I once came up with a D&D campaign – it never got a name, and was never played – in which the central villain was a Good Man and well-known Hero of the past who had been cursed to have every good deed twist to evil, while making him nigh-immortal; he could only be killed by an enemy, and he had killed all his enemies except the one who cursed him. The best thing that the character could do was nothing, but that was something he was constitutionally unable to do; he couldn’t help himself, whenever he saw injustice or inequality or other evil, he had to try to intervene. There were a lot of unanswered questions that I never got around to solving, like why he hid his identity, and why he tried to keep himself alive (early thoughts on the latter were that he refused to die until he had made restitution to everyone harmed by his curse), and so on.

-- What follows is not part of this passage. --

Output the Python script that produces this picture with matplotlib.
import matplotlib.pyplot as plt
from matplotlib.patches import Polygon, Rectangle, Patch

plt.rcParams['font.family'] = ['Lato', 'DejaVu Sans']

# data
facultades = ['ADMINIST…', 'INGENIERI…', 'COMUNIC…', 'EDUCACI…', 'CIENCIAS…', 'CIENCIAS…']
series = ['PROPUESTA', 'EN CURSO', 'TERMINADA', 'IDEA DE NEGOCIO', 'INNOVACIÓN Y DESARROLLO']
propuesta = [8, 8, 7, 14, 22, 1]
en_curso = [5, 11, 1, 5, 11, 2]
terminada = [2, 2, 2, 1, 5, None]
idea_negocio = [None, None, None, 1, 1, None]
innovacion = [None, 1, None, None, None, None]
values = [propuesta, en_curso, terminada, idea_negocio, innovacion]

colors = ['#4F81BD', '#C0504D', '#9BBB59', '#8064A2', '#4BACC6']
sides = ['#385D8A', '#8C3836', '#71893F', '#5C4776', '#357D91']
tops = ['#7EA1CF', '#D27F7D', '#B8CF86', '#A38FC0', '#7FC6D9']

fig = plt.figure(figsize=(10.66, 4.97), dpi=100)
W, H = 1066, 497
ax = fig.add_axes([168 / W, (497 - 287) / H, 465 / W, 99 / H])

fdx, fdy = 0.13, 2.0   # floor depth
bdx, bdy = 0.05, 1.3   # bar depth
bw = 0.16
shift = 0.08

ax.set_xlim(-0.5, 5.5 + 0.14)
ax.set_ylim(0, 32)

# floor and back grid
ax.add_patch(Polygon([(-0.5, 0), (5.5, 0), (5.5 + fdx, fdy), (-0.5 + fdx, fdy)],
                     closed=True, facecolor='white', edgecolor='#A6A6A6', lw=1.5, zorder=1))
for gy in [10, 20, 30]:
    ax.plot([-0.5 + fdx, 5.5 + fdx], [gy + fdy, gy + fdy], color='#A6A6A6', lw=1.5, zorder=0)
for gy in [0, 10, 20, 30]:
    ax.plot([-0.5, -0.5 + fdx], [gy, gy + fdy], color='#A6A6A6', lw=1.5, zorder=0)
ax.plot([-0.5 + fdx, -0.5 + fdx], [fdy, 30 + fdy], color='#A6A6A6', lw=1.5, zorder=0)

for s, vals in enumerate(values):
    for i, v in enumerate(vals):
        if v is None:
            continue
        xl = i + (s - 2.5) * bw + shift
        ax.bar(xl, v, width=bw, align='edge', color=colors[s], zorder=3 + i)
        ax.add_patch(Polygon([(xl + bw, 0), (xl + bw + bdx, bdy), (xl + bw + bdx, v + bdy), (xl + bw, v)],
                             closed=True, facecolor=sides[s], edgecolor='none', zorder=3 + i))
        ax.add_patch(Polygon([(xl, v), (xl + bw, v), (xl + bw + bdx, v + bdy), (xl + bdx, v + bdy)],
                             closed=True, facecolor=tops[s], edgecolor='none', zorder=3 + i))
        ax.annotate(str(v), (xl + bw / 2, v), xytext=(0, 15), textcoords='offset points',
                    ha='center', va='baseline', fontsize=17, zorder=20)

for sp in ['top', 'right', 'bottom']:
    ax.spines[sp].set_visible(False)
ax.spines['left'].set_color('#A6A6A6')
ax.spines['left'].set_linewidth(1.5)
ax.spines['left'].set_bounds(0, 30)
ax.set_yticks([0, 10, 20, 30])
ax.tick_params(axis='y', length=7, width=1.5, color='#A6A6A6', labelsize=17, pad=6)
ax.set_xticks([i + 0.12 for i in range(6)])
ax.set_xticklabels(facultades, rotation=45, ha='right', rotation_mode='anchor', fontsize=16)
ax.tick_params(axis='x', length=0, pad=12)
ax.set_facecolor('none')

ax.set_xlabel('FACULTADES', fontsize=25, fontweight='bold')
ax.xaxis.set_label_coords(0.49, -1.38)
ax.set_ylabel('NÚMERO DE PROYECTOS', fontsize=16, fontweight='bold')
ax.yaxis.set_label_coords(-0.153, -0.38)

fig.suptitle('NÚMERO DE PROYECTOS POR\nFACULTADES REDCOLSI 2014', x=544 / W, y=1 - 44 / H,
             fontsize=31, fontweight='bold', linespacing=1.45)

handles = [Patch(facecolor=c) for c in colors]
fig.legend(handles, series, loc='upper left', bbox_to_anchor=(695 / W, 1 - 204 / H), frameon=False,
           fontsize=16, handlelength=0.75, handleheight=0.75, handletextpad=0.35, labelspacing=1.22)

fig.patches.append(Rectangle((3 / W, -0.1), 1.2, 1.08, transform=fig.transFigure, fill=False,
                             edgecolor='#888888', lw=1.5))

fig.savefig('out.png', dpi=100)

Are all your sages the same? Are your mad scientist cookie-cutter models? Is every Paladin a holier-than-thou stickler for the exact letter of the law?

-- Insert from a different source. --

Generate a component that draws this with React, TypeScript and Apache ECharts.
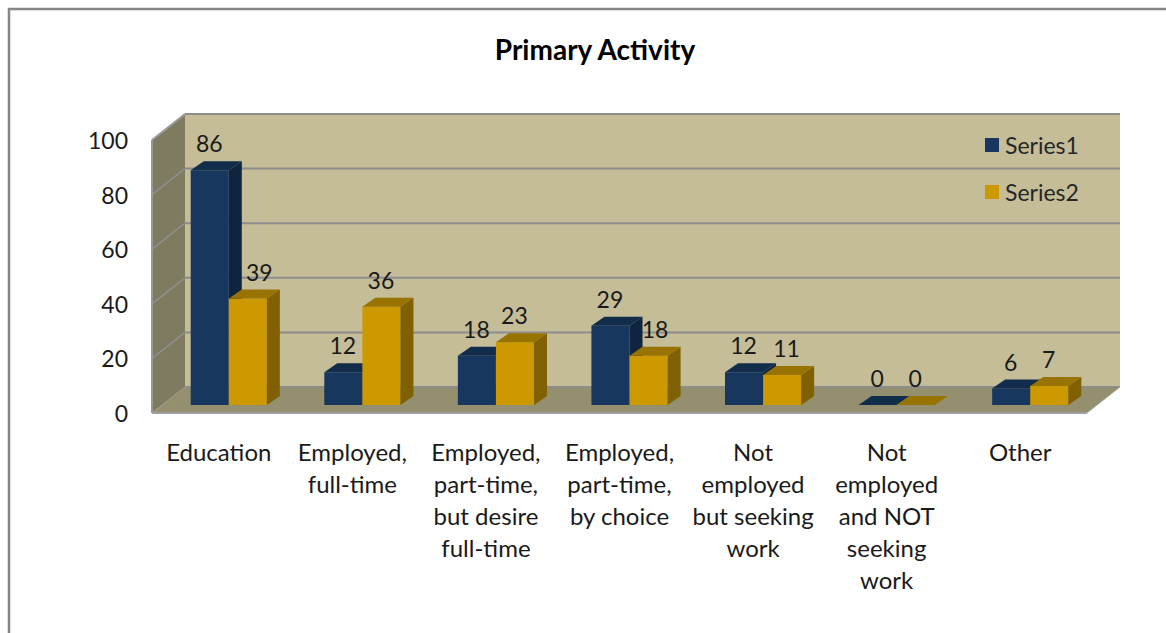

Go through your old adventures, looking for such stereotypes – and then decide whether or not they should stay that way.
Remember that all most people know of a character (the PCs included) are their reputation; and that even if the real character differs from that, they can actively seek to perpetuate that image. That means that even characters that the PCs think they know quite well can suddenly sprout hidden layers – with predefined circumstances that will bring those layers to the fore. Add to that the potential for changing circumstances that on their own are enough to change ally to enemy and enemy to friend, and the NPC makeovers are complete.
Except of course that you probably have more experience now than you did when you created many of these characters – so even the characters that are to remain “unchanged” can, and should, get a spruce-up. Not necessarily to make them more effective, or more powerful, but just to make them more interesting and rounded.
It might be going to far to say that every NPC should be re-conceptualized and rebuilt. But not by very much; the question that needs to be answered is really whether or not these changes will be overt or beneath an established public mask.
10. Old Assumptions Redux
Throughout the preceding steps, you should have been discovering and noting assumptions that you missed in your initial sweep. Everything from “Dwarves are short” through “Elves are good with bows” to “Mages cast spells” and “Demons are evil”.
There are a lot more of these assumptions that you are probably going to keep, but the decision to do so should be yours, and reflective of the campaign that you are creating/recreating, not something that happens by default.
And so, the Baggage Dump process ends where it began – by challenging the assumptions that you’ve been making and deciding whether or not they are justified – this time – in staying part of your campaign.
Because that’s the ultimate objective: to define the campaign, and refit everything around that central definition.
What to keep – for now
After all this “justify your existence” challenging of campaign elements, it should be noted that some things in the old campaign were probably fun, and might just be worth preserving. What to keep is anything that made the PCs cool in the eyes of their players – refer The Acceptable Favoritism: 34 ‘Rules’ to make your players’ PCs their favorites for ideas on what to look for – and anything that everyone commented favorably on during the player debrief / emotional baggage dump.
You want to keep the things they liked until they are absolutely, positively, and definitively proven to be incompatible with your plans for the new campaign.
But, be aware that overuse can sap the fun from anything. These “Saved by the fun factor” ingredients won’t last forever – and the day the laughter dies might come before the end of the campaign. Each such item needs to be carefully assessed from that perspective.
Having detoxed from the last campaign – whether it was a success, a failure, or something in between – It’s time to start rejuvenating both you and your campaign-creation agenda. And that’s something I’ll take up in Phase 3 – which will hopefulyl be a short article!